Pathophysiology of the Effects of Oxidative Stress on the Skeletal System

Abstract

Reactive oxygen species (ROS) are molecules that are generated primarily during energy production in cells. ROS are involved in critical biological functions such as signal transduction; when the production of ROS is imbalanced, excessive ROS causes oxidative stress, and subsequent cellular damage. Oxidative stress is linked to numerous pathological disorders in major organs including the skeletal system. In an aging society, understanding the role of ROS in skeletal health is critical to developing preventative and therapeutic interventions. Oxidative stress causes defects in cellular differentiation, apoptosis, mitochondrial dysfunction, and inflammation. The effects of oxidative stress on the skeletal system have been implicated in the development of osteoporosis, knee osteoarthritis, and osteonecrosis by inhibiting bone remodeling, increasing osteoclast activity, and decreasing osteoblast function.

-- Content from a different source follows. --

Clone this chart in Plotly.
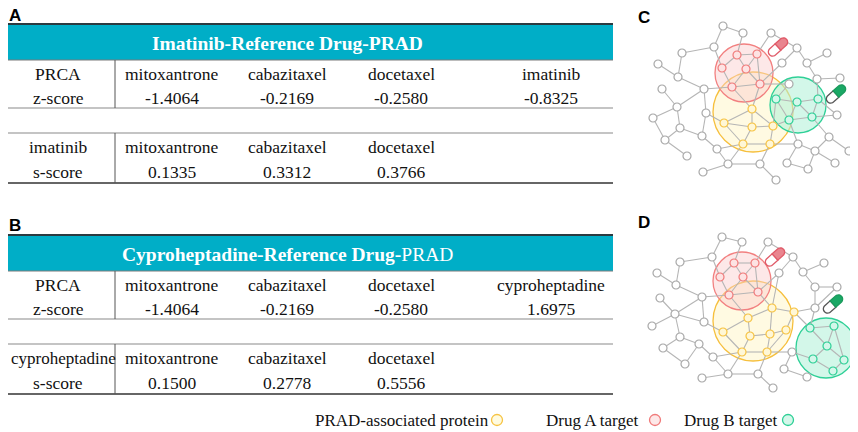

ROS are also involved in many signaling pathways that regulate immune defense, cell proliferation, and inflammation. This underscores the importance of maintaining a balance between ROS and antioxidants to prevent oxidative stress and related diseases. Targeting ROS and oxidative stress mechanisms may offer new treatments for diseases affecting the skeletal system and other organs, potentially improving health outcomes, and extending healthy lifespans. This review highlights the significant impact of oxidative stress on skeletal health and explores potential preventative and therapeutic strategies to mitigate the adverse effects of ROS.